[Figure scripts]
---+---

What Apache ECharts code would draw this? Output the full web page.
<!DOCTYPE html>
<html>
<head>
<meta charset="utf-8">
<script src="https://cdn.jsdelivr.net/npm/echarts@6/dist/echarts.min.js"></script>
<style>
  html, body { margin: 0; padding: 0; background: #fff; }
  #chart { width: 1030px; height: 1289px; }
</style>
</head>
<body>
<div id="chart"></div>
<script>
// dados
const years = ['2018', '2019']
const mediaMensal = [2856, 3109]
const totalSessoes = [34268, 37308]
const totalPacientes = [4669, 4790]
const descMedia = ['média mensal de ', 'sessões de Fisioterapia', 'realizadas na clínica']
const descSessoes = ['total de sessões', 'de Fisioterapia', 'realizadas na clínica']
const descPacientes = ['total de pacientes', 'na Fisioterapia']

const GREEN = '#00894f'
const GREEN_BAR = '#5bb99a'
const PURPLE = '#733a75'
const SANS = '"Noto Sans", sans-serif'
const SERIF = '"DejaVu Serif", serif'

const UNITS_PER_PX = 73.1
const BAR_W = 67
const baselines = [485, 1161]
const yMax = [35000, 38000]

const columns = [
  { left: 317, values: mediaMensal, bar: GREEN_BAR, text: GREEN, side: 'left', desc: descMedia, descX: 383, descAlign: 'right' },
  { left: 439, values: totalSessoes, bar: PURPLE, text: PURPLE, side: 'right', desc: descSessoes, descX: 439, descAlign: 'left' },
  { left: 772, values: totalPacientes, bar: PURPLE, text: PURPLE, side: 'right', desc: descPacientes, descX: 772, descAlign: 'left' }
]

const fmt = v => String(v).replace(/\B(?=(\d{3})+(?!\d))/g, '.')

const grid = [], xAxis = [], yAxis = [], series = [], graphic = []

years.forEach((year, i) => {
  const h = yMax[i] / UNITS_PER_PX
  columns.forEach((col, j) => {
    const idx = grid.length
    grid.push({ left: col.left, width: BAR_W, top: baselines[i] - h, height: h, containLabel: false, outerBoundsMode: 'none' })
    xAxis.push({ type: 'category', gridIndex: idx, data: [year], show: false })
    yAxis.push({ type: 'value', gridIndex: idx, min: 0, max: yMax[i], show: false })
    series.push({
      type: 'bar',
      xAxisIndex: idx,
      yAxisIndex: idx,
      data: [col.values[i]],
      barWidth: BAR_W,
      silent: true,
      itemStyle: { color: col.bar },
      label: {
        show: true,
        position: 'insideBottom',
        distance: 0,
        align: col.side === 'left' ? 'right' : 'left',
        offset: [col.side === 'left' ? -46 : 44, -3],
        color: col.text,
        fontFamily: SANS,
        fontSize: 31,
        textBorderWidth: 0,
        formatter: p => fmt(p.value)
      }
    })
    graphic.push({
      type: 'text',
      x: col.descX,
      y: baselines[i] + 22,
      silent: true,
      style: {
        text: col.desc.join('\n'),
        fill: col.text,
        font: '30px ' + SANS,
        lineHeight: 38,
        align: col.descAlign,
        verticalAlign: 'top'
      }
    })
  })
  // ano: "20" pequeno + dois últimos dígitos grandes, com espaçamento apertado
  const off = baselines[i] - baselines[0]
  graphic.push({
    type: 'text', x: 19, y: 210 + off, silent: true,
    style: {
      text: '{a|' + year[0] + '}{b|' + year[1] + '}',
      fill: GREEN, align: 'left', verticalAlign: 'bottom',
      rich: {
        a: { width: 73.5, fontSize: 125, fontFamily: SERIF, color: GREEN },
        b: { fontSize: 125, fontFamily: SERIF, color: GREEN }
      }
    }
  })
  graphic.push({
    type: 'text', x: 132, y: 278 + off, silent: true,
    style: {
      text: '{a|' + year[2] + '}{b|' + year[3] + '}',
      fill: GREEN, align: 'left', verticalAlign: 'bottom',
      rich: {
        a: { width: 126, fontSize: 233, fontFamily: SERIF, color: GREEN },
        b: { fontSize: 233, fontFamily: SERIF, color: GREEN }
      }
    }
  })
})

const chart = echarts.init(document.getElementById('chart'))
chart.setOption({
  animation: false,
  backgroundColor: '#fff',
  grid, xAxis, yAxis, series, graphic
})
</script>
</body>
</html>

---+---

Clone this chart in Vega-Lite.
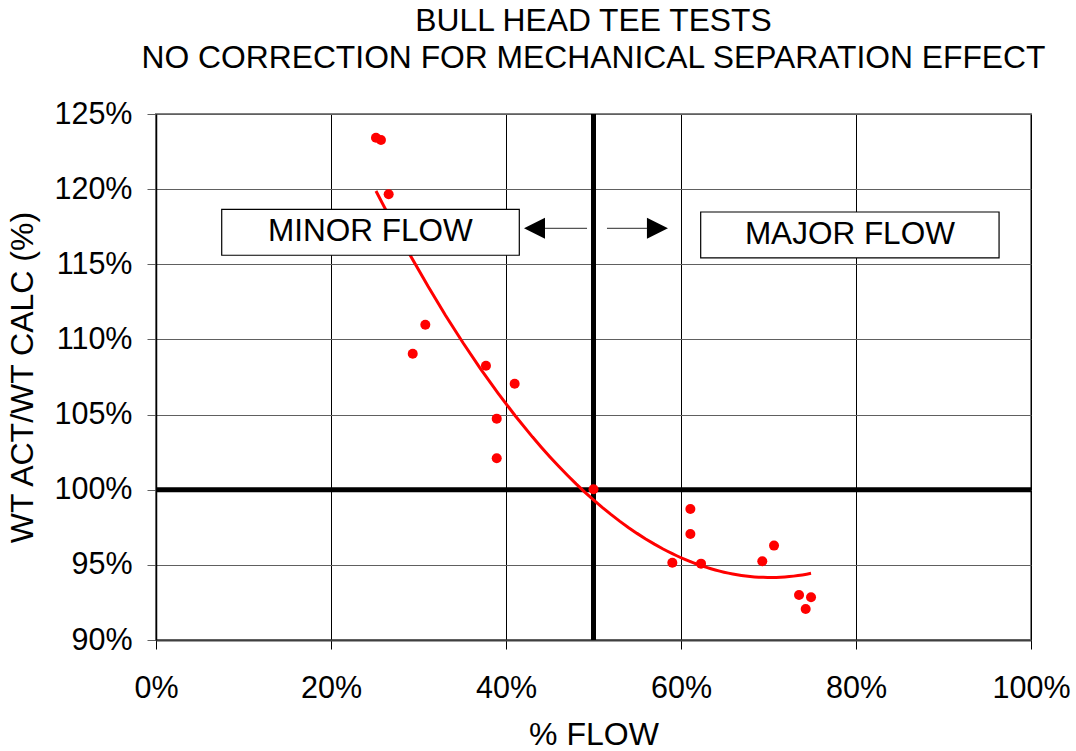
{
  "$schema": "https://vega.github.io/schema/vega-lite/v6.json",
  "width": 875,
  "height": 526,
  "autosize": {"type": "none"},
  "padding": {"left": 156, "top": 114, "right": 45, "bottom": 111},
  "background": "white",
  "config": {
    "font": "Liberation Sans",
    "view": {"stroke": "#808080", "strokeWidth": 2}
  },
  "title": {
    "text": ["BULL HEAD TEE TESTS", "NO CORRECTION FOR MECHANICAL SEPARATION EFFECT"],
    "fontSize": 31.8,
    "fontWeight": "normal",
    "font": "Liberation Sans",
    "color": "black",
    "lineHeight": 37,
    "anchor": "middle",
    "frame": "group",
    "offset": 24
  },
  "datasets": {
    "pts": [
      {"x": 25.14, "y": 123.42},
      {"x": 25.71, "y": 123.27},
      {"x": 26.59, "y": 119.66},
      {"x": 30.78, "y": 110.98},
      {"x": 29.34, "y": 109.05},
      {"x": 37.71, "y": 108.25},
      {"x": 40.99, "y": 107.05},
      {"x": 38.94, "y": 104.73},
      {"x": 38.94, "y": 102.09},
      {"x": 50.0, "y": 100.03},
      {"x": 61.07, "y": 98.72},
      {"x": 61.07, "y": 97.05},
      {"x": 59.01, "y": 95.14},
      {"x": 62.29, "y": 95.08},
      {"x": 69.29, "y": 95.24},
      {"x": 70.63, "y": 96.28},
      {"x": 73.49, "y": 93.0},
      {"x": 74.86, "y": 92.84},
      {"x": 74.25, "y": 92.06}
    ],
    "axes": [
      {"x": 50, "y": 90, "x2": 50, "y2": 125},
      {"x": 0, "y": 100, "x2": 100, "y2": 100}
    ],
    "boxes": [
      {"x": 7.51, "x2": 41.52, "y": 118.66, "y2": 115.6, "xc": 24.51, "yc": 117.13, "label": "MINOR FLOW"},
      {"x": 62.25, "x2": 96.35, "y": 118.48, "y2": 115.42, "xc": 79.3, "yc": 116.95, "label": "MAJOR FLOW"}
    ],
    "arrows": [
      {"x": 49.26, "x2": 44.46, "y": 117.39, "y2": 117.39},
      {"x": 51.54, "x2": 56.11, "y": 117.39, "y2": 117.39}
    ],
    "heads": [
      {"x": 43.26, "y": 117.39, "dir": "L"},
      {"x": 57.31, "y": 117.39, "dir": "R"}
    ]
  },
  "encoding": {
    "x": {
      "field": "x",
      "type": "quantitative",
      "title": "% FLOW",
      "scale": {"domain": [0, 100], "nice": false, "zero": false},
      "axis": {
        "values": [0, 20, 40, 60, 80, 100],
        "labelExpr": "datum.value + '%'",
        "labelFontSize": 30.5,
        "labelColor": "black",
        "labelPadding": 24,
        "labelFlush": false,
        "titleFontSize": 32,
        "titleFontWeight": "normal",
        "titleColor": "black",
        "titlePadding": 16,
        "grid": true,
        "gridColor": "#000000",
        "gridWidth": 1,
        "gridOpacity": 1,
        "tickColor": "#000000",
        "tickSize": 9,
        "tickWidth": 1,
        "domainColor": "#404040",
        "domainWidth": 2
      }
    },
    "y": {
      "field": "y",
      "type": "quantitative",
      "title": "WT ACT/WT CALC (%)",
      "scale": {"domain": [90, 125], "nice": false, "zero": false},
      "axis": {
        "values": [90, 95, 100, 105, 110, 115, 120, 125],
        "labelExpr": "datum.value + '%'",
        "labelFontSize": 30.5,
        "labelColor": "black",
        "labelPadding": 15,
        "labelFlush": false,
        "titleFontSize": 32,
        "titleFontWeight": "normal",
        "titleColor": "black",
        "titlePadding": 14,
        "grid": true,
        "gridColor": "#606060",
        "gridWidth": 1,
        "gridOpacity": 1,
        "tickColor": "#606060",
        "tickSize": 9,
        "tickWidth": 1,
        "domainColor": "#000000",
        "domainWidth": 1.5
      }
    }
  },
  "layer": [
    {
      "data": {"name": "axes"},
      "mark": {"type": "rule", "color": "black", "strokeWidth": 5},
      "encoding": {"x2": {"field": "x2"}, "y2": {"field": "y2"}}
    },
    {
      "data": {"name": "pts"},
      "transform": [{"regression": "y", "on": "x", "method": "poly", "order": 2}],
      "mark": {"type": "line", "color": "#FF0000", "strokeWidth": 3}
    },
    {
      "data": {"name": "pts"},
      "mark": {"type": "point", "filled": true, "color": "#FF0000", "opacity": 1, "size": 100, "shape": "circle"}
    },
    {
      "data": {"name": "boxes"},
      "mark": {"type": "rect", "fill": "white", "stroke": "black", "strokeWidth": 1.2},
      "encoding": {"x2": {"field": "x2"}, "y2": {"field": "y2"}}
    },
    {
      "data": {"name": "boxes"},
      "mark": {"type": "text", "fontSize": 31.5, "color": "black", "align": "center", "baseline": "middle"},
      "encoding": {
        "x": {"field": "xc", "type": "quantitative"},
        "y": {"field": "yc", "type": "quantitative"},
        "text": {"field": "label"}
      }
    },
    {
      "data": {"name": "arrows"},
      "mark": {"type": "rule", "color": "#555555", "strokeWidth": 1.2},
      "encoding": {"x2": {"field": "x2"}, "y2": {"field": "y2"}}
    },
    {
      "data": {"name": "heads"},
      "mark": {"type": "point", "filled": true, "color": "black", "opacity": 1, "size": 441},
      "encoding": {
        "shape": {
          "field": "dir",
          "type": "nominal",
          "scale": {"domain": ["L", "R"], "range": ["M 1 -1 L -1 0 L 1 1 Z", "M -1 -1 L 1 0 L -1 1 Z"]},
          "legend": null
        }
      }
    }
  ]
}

---+---

→ **What needs to be done**
Retype, in the same exact form, the lines of the material above from the line holding "What Apache ECharts" through the line holding "const grid = [], xAxis".

→ **Right answer**
What Apache ECharts code would draw this? Output the full web page.
<!DOCTYPE html>
<html>
<head>
<meta charset="utf-8">
<script src="https://cdn.jsdelivr.net/npm/echarts@6/dist/echarts.min.js"></script>
<style>
  html, body { margin: 0; padding: 0; background: #fff; }
  #chart { width: 1030px; height: 1289px; }
</style>
</head>
<body>
<div id="chart"></div>
<script>
// dados
const years = ['2018', '2019']
const mediaMensal = [2856, 3109]
const totalSessoes = [34268, 37308]
const totalPacientes = [4669, 4790]
const descMedia = ['média mensal de ', 'sessões de Fisioterapia', 'realizadas na clínica']
const descSessoes = ['total de sessões', 'de Fisioterapia', 'realizadas na clínica']
const descPacientes = ['total de pacientes', 'na Fisioterapia']

const GREEN = '#00894f'
const GREEN_BAR = '#5bb99a'
const PURPLE = '#733a75'
const SANS = '"Noto Sans", sans-serif'
const SERIF = '"DejaVu Serif", serif'

const UNITS_PER_PX = 73.1
const BAR_W = 67
const baselines = [485, 1161]
const yMax = [35000, 38000]

const columns = [
  { left: 317, values: mediaMensal, bar: GREEN_BAR, text: GREEN, side: 'left', desc: descMedia, descX: 383, descAlign: 'right' },
  { left: 439, values: totalSessoes, bar: PURPLE, text: PURPLE, side: 'right', desc: descSessoes, descX: 439, descAlign: 'left' },
  { left: 772, values: totalPacientes, bar: PURPLE, text: PURPLE, side: 'right', desc: descPacientes, descX: 772, descAlign: 'left' }
]

const fmt = v => String(v).replace(/\B(?=(\d{3})+(?!\d))/g, '.')

const grid = [], xAxis = [], yAxis = [], series = [], graphic = []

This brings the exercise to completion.